Despite its prosecutions of whistleblowers, Obama’s administration understood that use of the Espionage Act was controversial and widely denounced by press freedom organizations. Attorney General Eric Holder sought to implement some guardrails against spying on journalists, though the administration maintained it had the right to do so in some circumstances. Still, Obama commuted whistleblower Chelsea Manning’s draconian 35-year prison sentence. During Trump’s tenure Manning was jailed again for nearly a year for refusing to testify in front of a Grand Jury. Obama’s administration also declined to indict WikiLeaks founder Julian Assange and at least one other alleged whistleblower accused of leaking documents about the drone assassination program. Trump’s administration dug both cases out and moved forward with espionage prosecutions, which remain active.
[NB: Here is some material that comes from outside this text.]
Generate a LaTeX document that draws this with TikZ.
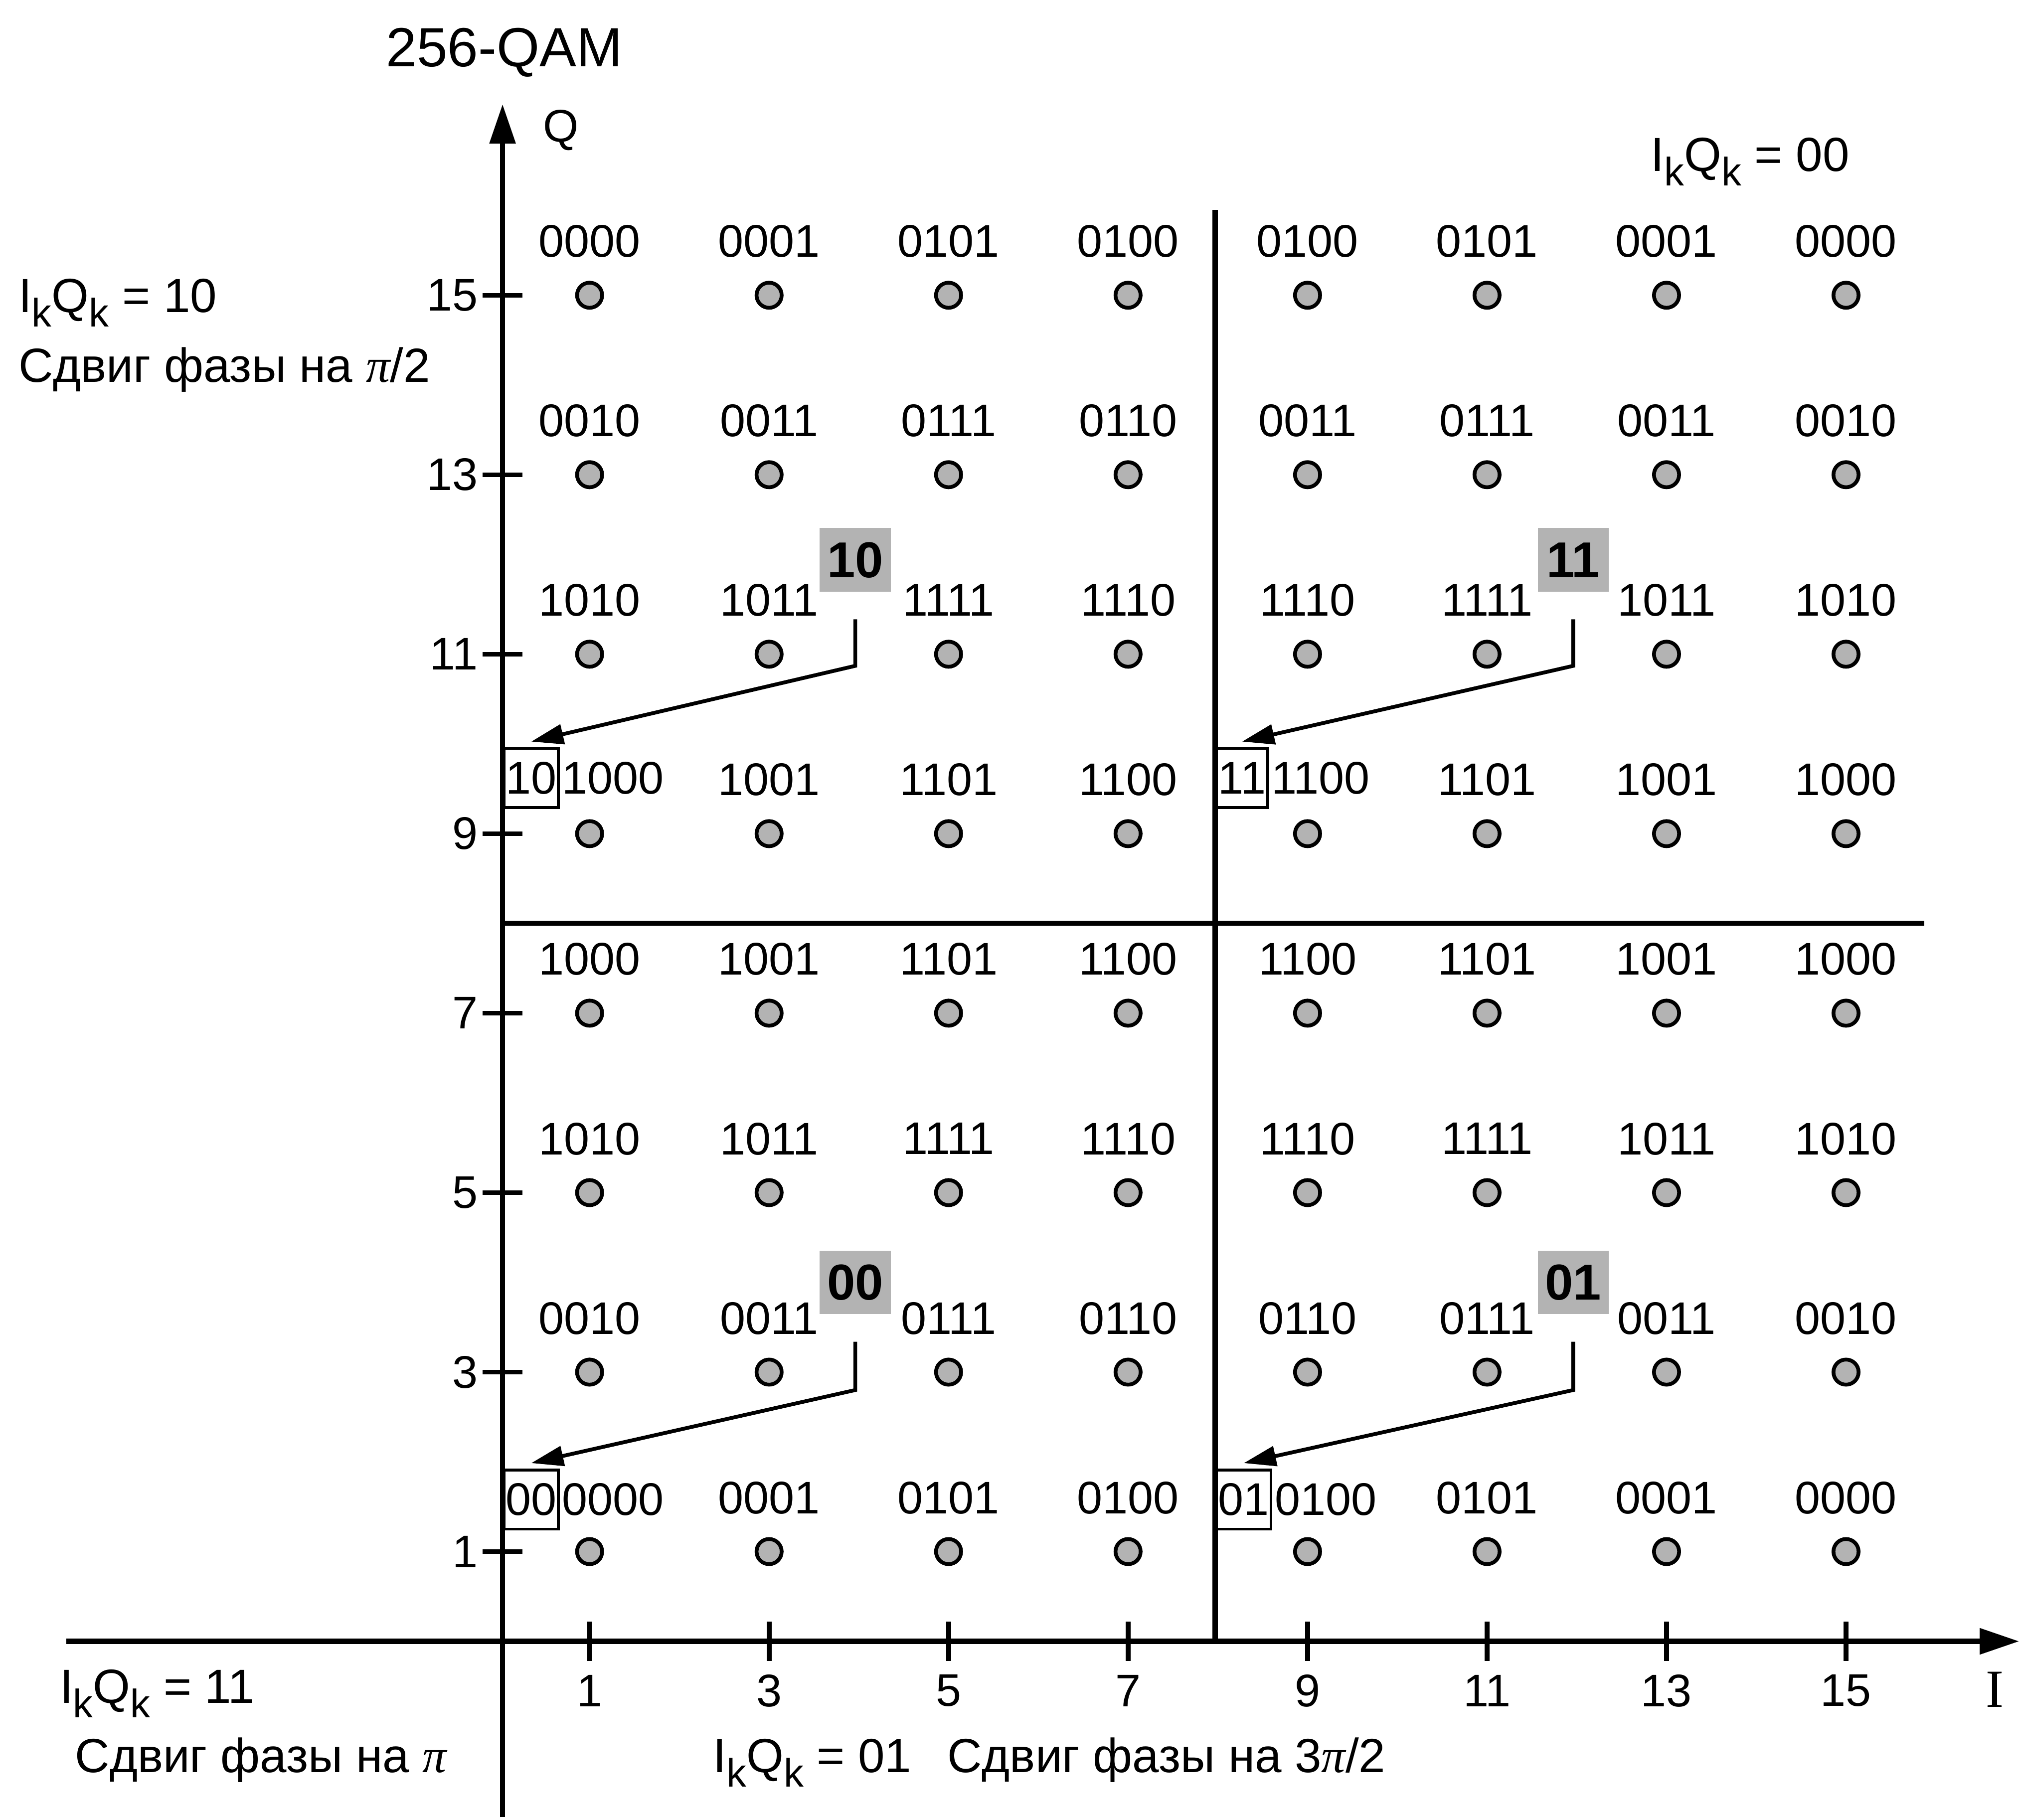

Trump came to power following a political campaign in which he attacked the free press, adopted fascist slogans to denounce reporters, and denied that basic facts were true. Trump harbored a Nixonian hatred of the press and lived in constant fear of leaks, particularly about his personal finances.
In a clear effort to send chills through the government and as a warning to any would-be whistleblowers, Trump’s Justice Department went on a rampage using the Espionage Act. Its first major prosecution was against a National Security Agency contractor named Reality Winner. The Justice Department accused Winner of leaking to a “news outlet” an NSA document that showed Russian efforts to penetrate software used in some U.S. voting systems in 2016. Other news organizations have stated that the outlet was The Intercept. Winner accepted a plea agreement to one count of felony transmission of national defense information and was sentenced to five years, the longest prison term of any whistleblower convicted under the Espionage Act. It was an unconscionable act by a vindictive administration.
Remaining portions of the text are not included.